GOAL: Your task is to copy the listing exactly, with the pictures left out.

INFORMATION SUPPLIED:
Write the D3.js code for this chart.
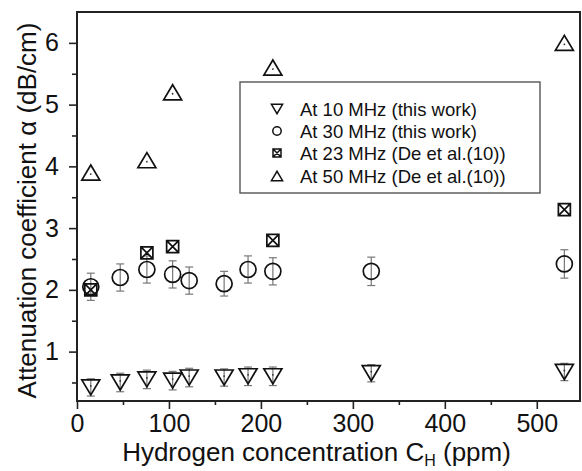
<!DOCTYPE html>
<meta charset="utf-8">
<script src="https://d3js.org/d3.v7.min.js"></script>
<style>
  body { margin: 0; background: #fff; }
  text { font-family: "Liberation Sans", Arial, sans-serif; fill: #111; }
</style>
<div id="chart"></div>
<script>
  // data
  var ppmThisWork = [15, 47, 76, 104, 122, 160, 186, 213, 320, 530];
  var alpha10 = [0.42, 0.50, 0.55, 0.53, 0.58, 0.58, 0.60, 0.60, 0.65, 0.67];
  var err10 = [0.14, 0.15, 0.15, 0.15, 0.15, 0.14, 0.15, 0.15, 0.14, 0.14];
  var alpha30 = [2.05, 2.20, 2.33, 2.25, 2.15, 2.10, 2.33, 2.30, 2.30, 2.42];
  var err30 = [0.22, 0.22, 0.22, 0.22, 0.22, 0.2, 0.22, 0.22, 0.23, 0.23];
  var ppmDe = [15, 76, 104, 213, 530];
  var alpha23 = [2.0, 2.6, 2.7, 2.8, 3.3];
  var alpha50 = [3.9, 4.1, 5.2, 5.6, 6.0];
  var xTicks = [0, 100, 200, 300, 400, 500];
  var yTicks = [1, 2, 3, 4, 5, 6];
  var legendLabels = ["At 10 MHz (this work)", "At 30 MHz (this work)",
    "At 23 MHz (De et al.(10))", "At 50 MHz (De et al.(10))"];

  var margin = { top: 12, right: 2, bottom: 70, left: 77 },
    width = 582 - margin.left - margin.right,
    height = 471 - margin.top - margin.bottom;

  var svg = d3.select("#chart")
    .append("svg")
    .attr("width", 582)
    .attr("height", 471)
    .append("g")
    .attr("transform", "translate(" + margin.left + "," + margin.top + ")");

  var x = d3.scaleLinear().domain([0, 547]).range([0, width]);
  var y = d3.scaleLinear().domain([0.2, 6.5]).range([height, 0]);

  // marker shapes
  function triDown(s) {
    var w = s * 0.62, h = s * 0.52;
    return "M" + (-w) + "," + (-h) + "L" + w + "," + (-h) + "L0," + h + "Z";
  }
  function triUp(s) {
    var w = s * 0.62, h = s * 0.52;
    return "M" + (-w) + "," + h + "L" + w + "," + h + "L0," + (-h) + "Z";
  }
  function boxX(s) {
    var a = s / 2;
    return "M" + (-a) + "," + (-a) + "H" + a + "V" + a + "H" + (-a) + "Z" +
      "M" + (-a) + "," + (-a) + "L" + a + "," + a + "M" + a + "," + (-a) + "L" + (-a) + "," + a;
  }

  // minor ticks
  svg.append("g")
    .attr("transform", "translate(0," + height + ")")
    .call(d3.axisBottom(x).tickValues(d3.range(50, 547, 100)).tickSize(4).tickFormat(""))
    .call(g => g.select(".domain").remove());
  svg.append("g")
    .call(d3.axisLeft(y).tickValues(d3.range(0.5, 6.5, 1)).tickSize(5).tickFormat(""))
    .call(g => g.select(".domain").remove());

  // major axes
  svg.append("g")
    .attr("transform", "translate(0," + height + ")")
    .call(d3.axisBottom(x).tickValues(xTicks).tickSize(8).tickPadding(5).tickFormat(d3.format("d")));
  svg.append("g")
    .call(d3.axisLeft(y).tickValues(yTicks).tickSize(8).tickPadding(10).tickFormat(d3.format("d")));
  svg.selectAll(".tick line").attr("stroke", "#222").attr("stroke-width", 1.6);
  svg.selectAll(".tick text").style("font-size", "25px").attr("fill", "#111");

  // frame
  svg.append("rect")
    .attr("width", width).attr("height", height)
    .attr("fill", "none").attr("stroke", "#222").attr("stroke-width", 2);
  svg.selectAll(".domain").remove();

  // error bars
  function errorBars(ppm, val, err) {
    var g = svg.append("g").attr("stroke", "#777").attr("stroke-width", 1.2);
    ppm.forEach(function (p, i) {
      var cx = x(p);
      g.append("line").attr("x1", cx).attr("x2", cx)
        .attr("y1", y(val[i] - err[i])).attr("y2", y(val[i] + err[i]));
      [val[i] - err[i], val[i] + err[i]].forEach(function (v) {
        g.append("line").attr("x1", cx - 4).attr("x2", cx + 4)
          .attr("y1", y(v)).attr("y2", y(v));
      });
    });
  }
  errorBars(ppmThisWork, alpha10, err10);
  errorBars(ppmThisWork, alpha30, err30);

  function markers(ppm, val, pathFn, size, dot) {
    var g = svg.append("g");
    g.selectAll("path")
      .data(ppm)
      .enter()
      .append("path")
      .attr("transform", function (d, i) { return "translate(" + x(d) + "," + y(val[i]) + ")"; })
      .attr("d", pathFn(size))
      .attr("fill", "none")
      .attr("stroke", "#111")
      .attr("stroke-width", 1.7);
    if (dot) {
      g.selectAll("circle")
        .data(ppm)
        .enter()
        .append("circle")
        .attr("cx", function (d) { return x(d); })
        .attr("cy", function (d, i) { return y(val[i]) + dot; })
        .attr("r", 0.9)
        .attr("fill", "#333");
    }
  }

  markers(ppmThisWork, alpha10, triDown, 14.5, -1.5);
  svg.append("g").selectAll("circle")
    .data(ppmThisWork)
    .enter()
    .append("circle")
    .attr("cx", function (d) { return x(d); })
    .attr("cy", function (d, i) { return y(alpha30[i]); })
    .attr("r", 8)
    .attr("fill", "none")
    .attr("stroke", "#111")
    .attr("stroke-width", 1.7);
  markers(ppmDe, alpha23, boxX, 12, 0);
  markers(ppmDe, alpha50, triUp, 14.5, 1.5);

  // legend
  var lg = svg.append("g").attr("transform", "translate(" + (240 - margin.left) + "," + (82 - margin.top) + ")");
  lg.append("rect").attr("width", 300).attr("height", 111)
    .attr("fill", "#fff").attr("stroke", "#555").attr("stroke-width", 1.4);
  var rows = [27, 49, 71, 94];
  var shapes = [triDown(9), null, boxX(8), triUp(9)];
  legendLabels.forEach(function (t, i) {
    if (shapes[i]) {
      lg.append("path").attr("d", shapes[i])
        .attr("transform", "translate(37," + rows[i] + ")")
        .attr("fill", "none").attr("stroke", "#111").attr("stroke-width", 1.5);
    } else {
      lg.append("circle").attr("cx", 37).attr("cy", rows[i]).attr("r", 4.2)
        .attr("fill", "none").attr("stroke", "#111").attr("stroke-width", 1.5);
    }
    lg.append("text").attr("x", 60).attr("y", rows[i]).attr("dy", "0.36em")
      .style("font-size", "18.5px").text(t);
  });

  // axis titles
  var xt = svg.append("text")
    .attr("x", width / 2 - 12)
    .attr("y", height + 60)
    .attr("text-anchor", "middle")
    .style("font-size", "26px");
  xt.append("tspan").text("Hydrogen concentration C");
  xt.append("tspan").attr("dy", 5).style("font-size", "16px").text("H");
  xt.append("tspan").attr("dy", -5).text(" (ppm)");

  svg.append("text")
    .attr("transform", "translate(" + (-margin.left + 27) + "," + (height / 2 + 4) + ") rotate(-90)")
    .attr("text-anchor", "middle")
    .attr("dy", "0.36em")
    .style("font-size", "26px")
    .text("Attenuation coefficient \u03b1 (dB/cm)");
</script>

ANSWER IN FULL:
Write the D3.js code for this chart.
<!DOCTYPE html>
<meta charset="utf-8">
<script src="https://d3js.org/d3.v7.min.js"></script>
<style>
  body { margin: 0; background: #fff; }
  text { font-family: "Liberation Sans", Arial, sans-serif; fill: #111; }
</style>
<div id="chart"></div>
<script>
  // data
  var ppmThisWork = [15, 47, 76, 104, 122, 160, 186, 213, 320, 530];
  var alpha10 = [0.42, 0.50, 0.55, 0.53, 0.58, 0.58, 0.60, 0.60, 0.65, 0.67];
  var err10 = [0.14, 0.15, 0.15, 0.15, 0.15, 0.14, 0.15, 0.15, 0.14, 0.14];
  var alpha30 = [2.05, 2.20, 2.33, 2.25, 2.15, 2.10, 2.33, 2.30, 2.30, 2.42];
  var err30 = [0.22, 0.22, 0.22, 0.22, 0.22, 0.2, 0.22, 0.22, 0.23, 0.23];
  var ppmDe = [15, 76, 104, 213, 530];
  var alpha23 = [2.0, 2.6, 2.7, 2.8, 3.3];
  var alpha50 = [3.9, 4.1, 5.2, 5.6, 6.0];
  var xTicks = [0, 100, 200, 300, 400, 500];
  var yTicks = [1, 2, 3, 4, 5, 6];
  var legendLabels = ["At 10 MHz (this work)", "At 30 MHz (this work)",
    "At 23 MHz (De et al.(10))", "At 50 MHz (De et al.(10))"];

  var margin = { top: 12, right: 2, bottom: 70, left: 77 },
    width = 582 - margin.left - margin.right,
    height = 471 - margin.top - margin.bottom;

  var svg = d3.select("#chart")
    .append("svg")
    .attr("width", 582)
    .attr("height", 471)
    .append("g")
    .attr("transform", "translate(" + margin.left + "," + margin.top + ")");

  var x = d3.scaleLinear().domain([0, 547]).range([0, width]);
  var y = d3.scaleLinear().domain([0.2, 6.5]).range([height, 0]);

  // marker shapes
  function triDown(s) {
    var w = s * 0.62, h = s * 0.52;
    return "M" + (-w) + "," + (-h) + "L" + w + "," + (-h) + "L0," + h + "Z";
  }
  function triUp(s) {
    var w = s * 0.62, h = s * 0.52;
    return "M" + (-w) + "," + h + "L" + w + "," + h + "L0," + (-h) + "Z";
  }
  function boxX(s) {
    var a = s / 2;
    return "M" + (-a) + "," + (-a) + "H" + a + "V" + a + "H" + (-a) + "Z" +
      "M" + (-a) + "," + (-a) + "L" + a + "," + a + "M" + a + "," + (-a) + "L" + (-a) + "," + a;
  }

  // minor ticks
  svg.append("g")
    .attr("transform", "translate(0," + height + ")")
    .call(d3.axisBottom(x).tickValues(d3.range(50, 547, 100)).tickSize(4).tickFormat(""))
    .call(g => g.select(".domain").remove());
  svg.append("g")
    .call(d3.axisLeft(y).tickValues(d3.range(0.5, 6.5, 1)).tickSize(5).tickFormat(""))
    .call(g => g.select(".domain").remove());

  // major axes
  svg.append("g")
    .attr("transform", "translate(0," + height + ")")
    .call(d3.axisBottom(x).tickValues(xTicks).tickSize(8).tickPadding(5).tickFormat(d3.format("d")));
  svg.append("g")
    .call(d3.axisLeft(y).tickValues(yTicks).tickSize(8).tickPadding(10).tickFormat(d3.format("d")));
  svg.selectAll(".tick line").attr("stroke", "#222").attr("stroke-width", 1.6);
  svg.selectAll(".tick text").style("font-size", "25px").attr("fill", "#111");

  // frame
  svg.append("rect")
    .attr("width", width).attr("height", height)
    .attr("fill", "none").attr("stroke", "#222").attr("stroke-width", 2);
  svg.selectAll(".domain").remove();

  // error bars
  function errorBars(ppm, val, err) {
    var g = svg.append("g").attr("stroke", "#777").attr("stroke-width", 1.2);
    ppm.forEach(function (p, i) {
      var cx = x(p);
      g.append("line").attr("x1", cx).attr("x2", cx)
        .attr("y1", y(val[i] - err[i])).attr("y2", y(val[i] + err[i]));
      [val[i] - err[i], val[i] + err[i]].forEach(function (v) {
        g.append("line").attr("x1", cx - 4).attr("x2", cx + 4)
          .attr("y1", y(v)).attr("y2", y(v));
      });
    });
  }
  errorBars(ppmThisWork, alpha10, err10);
  errorBars(ppmThisWork, alpha30, err30);

  function markers(ppm, val, pathFn, size, dot) {
    var g = svg.append("g");
    g.selectAll("path")
      .data(ppm)
      .enter()
      .append("path")
      .attr("transform", function (d, i) { return "translate(" + x(d) + "," + y(val[i]) + ")"; })
      .attr("d", pathFn(size))
      .attr("fill", "none")
      .attr("stroke", "#111")
      .attr("stroke-width", 1.7);
    if (dot) {
      g.selectAll("circle")
        .data(ppm)
        .enter()
        .append("circle")
        .attr("cx", function (d) { return x(d); })
        .attr("cy", function (d, i) { return y(val[i]) + dot; })
        .attr("r", 0.9)
        .attr("fill", "#333");
    }
  }

  markers(ppmThisWork, alpha10, triDown, 14.5, -1.5);
  svg.append("g").selectAll("circle")
    .data(ppmThisWork)
    .enter()
    .append("circle")
    .attr("cx", function (d) { return x(d); })
    .attr("cy", function (d, i) { return y(alpha30[i]); })
    .attr("r", 8)
    .attr("fill", "none")
    .attr("stroke", "#111")
    .attr("stroke-width", 1.7);
  markers(ppmDe, alpha23, boxX, 12, 0);
  markers(ppmDe, alpha50, triUp, 14.5, 1.5);

  // legend
  var lg = svg.append("g").attr("transform", "translate(" + (240 - margin.left) + "," + (82 - margin.top) + ")");
  lg.append("rect").attr("width", 300).attr("height", 111)
    .attr("fill", "#fff").attr("stroke", "#555").attr("stroke-width", 1.4);
  var rows = [27, 49, 71, 94];
  var shapes = [triDown(9), null, boxX(8), triUp(9)];
  legendLabels.forEach(function (t, i) {
    if (shapes[i]) {
      lg.append("path").attr("d", shapes[i])
        .attr("transform", "translate(37," + rows[i] + ")")
        .attr("fill", "none").attr("stroke", "#111").attr("stroke-width", 1.5);
    } else {
      lg.append("circle").attr("cx", 37).attr("cy", rows[i]).attr("r", 4.2)
        .attr("fill", "none").attr("stroke", "#111").attr("stroke-width", 1.5);
    }
    lg.append("text").attr("x", 60).attr("y", rows[i]).attr("dy", "0.36em")
      .style("font-size", "18.5px").text(t);
  });

  // axis titles
  var xt = svg.append("text")
    .attr("x", width / 2 - 12)
    .attr("y", height + 60)
    .attr("text-anchor", "middle")
    .style("font-size", "26px");
  xt.append("tspan").text("Hydrogen concentration C");
  xt.append("tspan").attr("dy", 5).style("font-size", "16px").text("H");
  xt.append("tspan").attr("dy", -5).text(" (ppm)");

  svg.append("text")
    .attr("transform", "translate(" + (-margin.left + 27) + "," + (height / 2 + 4) + ") rotate(-90)")
    .attr("text-anchor", "middle")
    .attr("dy", "0.36em")
    .style("font-size", "26px")
    .text("Attenuation coefficient \u03b1 (dB/cm)");
</script>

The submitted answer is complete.